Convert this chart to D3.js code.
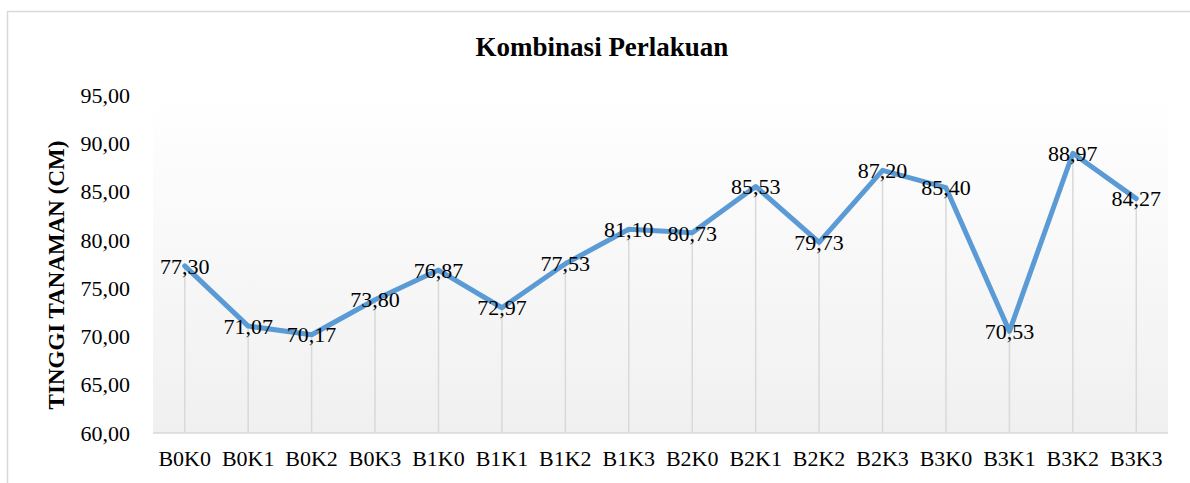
<!DOCTYPE html>
<html>
<head>
<meta charset="utf-8">
<script src="https://cdn.jsdelivr.net/npm/d3@7"></script>
<style>
  body { margin: 0; background: #fff; }
</style>
</head>
<body>
<div id="chart"></div>
<script>
// data
const categories = ["B0K0", "B0K1", "B0K2", "B0K3", "B1K0", "B1K1", "B1K2", "B1K3",
                    "B2K0", "B2K1", "B2K2", "B2K3", "B3K0", "B3K1", "B3K2", "B3K3"];
const heights = [77.30, 71.07, 70.17, 73.80, 76.87, 72.97, 77.53, 81.10,
                 80.73, 85.53, 79.73, 87.20, 85.40, 70.53, 88.97, 84.27];
const yTicks = [60, 65, 70, 75, 80, 85, 90, 95];
const chartTitle = "Kombinasi Perlakuan";
const yTitle = "TINGGI TANAMAN (CM)";

const W = 1190, H = 483;
const margin = {top: 95, right: 22, bottom: 50, left: 153};
const width = W - margin.left - margin.right;
const height = H - margin.top - margin.bottom;
const serif = '"Liberation Serif"';

const fmt = v => v.toFixed(2).replace(".", ",");

const svg = d3.select("#chart").append("svg")
    .attr("width", W)
    .attr("height", H);

// outer chart border
svg.append("rect")
    .attr("x", 7.5).attr("y", 11.5)
    .attr("width", W + 10).attr("height", H + 10)
    .attr("fill", "#fff")
    .attr("stroke", "#d9d9d9")
    .attr("stroke-width", 1.5);

// plot background gradient
const grad = svg.append("defs").append("linearGradient")
    .attr("id", "bg").attr("x1", 0).attr("y1", 0).attr("x2", 0).attr("y2", 1);
grad.append("stop").attr("offset", "0%").attr("stop-color", "#ffffff");
grad.append("stop").attr("offset", "100%").attr("stop-color", "#f0f0f0");

const g = svg.append("g").attr("transform", `translate(${margin.left},${margin.top})`);

const x = d3.scalePoint().domain(categories).range([0, width]).padding(0.5);
const y = d3.scaleLinear().domain([60, 95]).range([height, 0]);

g.append("rect")
    .attr("width", width).attr("height", height)
    .attr("fill", "url(#bg)");

// drop lines
g.selectAll(".drop")
    .data(heights)
    .enter().append("line")
    .attr("class", "drop")
    .attr("x1", (d, i) => x(categories[i]))
    .attr("x2", (d, i) => x(categories[i]))
    .attr("y1", d => y(d))
    .attr("y2", height)
    .attr("stroke", "#d9d9d9")
    .attr("stroke-width", 1.5);

// x axis line
g.append("line")
    .attr("x1", 0).attr("x2", width)
    .attr("y1", height).attr("y2", height)
    .attr("stroke", "#d9d9d9")
    .attr("stroke-width", 1.5);

// y tick labels
g.selectAll(".ytick")
    .data(yTicks)
    .enter().append("text")
    .attr("class", "ytick")
    .attr("x", -23)
    .attr("y", d => y(d))
    .attr("dy", "0.35em")
    .attr("text-anchor", "end")
    .style("font-family", serif)
    .style("font-size", "22px")
    .text(d => fmt(d));

// x labels
g.selectAll(".xtick")
    .data(categories)
    .enter().append("text")
    .attr("class", "xtick")
    .attr("x", d => x(d))
    .attr("y", height + 33)
    .attr("text-anchor", "middle")
    .style("font-family", serif)
    .style("font-size", "22px")
    .text(d => d);

// line
const line = d3.line()
    .x((d, i) => x(categories[i]))
    .y(d => y(d));

g.append("path")
    .datum(heights)
    .attr("d", line)
    .attr("fill", "none")
    .attr("stroke", "#5b9bd5")
    .attr("stroke-width", 5)
    .attr("stroke-linejoin", "round")
    .attr("stroke-linecap", "round");

// data labels, centered on points
g.selectAll(".lbl")
    .data(heights)
    .enter().append("text")
    .attr("class", "lbl")
    .attr("x", (d, i) => x(categories[i]))
    .attr("y", d => y(d))
    .attr("dy", "0.35em")
    .attr("text-anchor", "middle")
    .style("font-family", serif)
    .style("font-size", "22px")
    .text(d => fmt(d));

// title
svg.append("text")
    .attr("x", 602)
    .attr("y", 56)
    .attr("text-anchor", "middle")
    .style("font-family", serif)
    .style("font-size", "27px")
    .style("font-weight", "bold")
    .text(chartTitle);

// y axis title
svg.append("text")
    .attr("transform", `translate(64,${275}) rotate(-90)`)
    .attr("text-anchor", "middle")
    .style("font-family", serif)
    .style("font-size", "23px")
    .style("font-weight", "bold")
    .text(yTitle);
</script>
</body>
</html>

Required work: Exclude every picture and copy the remaining data exactly.

Solution:
Convert this chart to D3.js code.
<!DOCTYPE html>
<html>
<head>
<meta charset="utf-8">
<script src="https://cdn.jsdelivr.net/npm/d3@7"></script>
<style>
  body { margin: 0; background: #fff; }
</style>
</head>
<body>
<div id="chart"></div>
<script>
// data
const categories = ["B0K0", "B0K1", "B0K2", "B0K3", "B1K0", "B1K1", "B1K2", "B1K3",
                    "B2K0", "B2K1", "B2K2", "B2K3", "B3K0", "B3K1", "B3K2", "B3K3"];
const heights = [77.30, 71.07, 70.17, 73.80, 76.87, 72.97, 77.53, 81.10,
                 80.73, 85.53, 79.73, 87.20, 85.40, 70.53, 88.97, 84.27];
const yTicks = [60, 65, 70, 75, 80, 85, 90, 95];
const chartTitle = "Kombinasi Perlakuan";
const yTitle = "TINGGI TANAMAN (CM)";

const W = 1190, H = 483;
const margin = {top: 95, right: 22, bottom: 50, left: 153};
const width = W - margin.left - margin.right;
const height = H - margin.top - margin.bottom;
const serif = '"Liberation Serif"';

const fmt = v => v.toFixed(2).replace(".", ",");

const svg = d3.select("#chart").append("svg")
    .attr("width", W)
    .attr("height", H);

// outer chart border
svg.append("rect")
    .attr("x", 7.5).attr("y", 11.5)
    .attr("width", W + 10).attr("height", H + 10)
    .attr("fill", "#fff")
    .attr("stroke", "#d9d9d9")
    .attr("stroke-width", 1.5);

// plot background gradient
const grad = svg.append("defs").append("linearGradient")
    .attr("id", "bg").attr("x1", 0).attr("y1", 0).attr("x2", 0).attr("y2", 1);
grad.append("stop").attr("offset", "0%").attr("stop-color", "#ffffff");
grad.append("stop").attr("offset", "100%").attr("stop-color", "#f0f0f0");

const g = svg.append("g").attr("transform", `translate(${margin.left},${margin.top})`);

const x = d3.scalePoint().domain(categories).range([0, width]).padding(0.5);
const y = d3.scaleLinear().domain([60, 95]).range([height, 0]);

g.append("rect")
    .attr("width", width).attr("height", height)
    .attr("fill", "url(#bg)");

// drop lines
g.selectAll(".drop")
    .data(heights)
    .enter().append("line")
    .attr("class", "drop")
    .attr("x1", (d, i) => x(categories[i]))
    .attr("x2", (d, i) => x(categories[i]))
    .attr("y1", d => y(d))
    .attr("y2", height)
    .attr("stroke", "#d9d9d9")
    .attr("stroke-width", 1.5);

// x axis line
g.append("line")
    .attr("x1", 0).attr("x2", width)
    .attr("y1", height).attr("y2", height)
    .attr("stroke", "#d9d9d9")
    .attr("stroke-width", 1.5);

// y tick labels
g.selectAll(".ytick")
    .data(yTicks)
    .enter().append("text")
    .attr("class", "ytick")
    .attr("x", -23)
    .attr("y", d => y(d))
    .attr("dy", "0.35em")
    .attr("text-anchor", "end")
    .style("font-family", serif)
    .style("font-size", "22px")
    .text(d => fmt(d));

// x labels
g.selectAll(".xtick")
    .data(categories)
    .enter().append("text")
    .attr("class", "xtick")
    .attr("x", d => x(d))
    .attr("y", height + 33)
    .attr("text-anchor", "middle")
    .style("font-family", serif)
    .style("font-size", "22px")
    .text(d => d);

// line
const line = d3.line()
    .x((d, i) => x(categories[i]))
    .y(d => y(d));

g.append("path")
    .datum(heights)
    .attr("d", line)
    .attr("fill", "none")
    .attr("stroke", "#5b9bd5")
    .attr("stroke-width", 5)
    .attr("stroke-linejoin", "round")
    .attr("stroke-linecap", "round");

// data labels, centered on points
g.selectAll(".lbl")
    .data(heights)
    .enter().append("text")
    .attr("class", "lbl")
    .attr("x", (d, i) => x(categories[i]))
    .attr("y", d => y(d))
    .attr("dy", "0.35em")
    .attr("text-anchor", "middle")
    .style("font-family", serif)
    .style("font-size", "22px")
    .text(d => fmt(d));

// title
svg.append("text")
    .attr("x", 602)
    .attr("y", 56)
    .attr("text-anchor", "middle")
    .style("font-family", serif)
    .style("font-size", "27px")
    .style("font-weight", "bold")
    .text(chartTitle);

// y axis title
svg.append("text")
    .attr("transform", `translate(64,${275}) rotate(-90)`)
    .attr("text-anchor", "middle")
    .style("font-family", serif)
    .style("font-size", "23px")
    .style("font-weight", "bold")
    .text(yTitle);
</script>
</body>
</html>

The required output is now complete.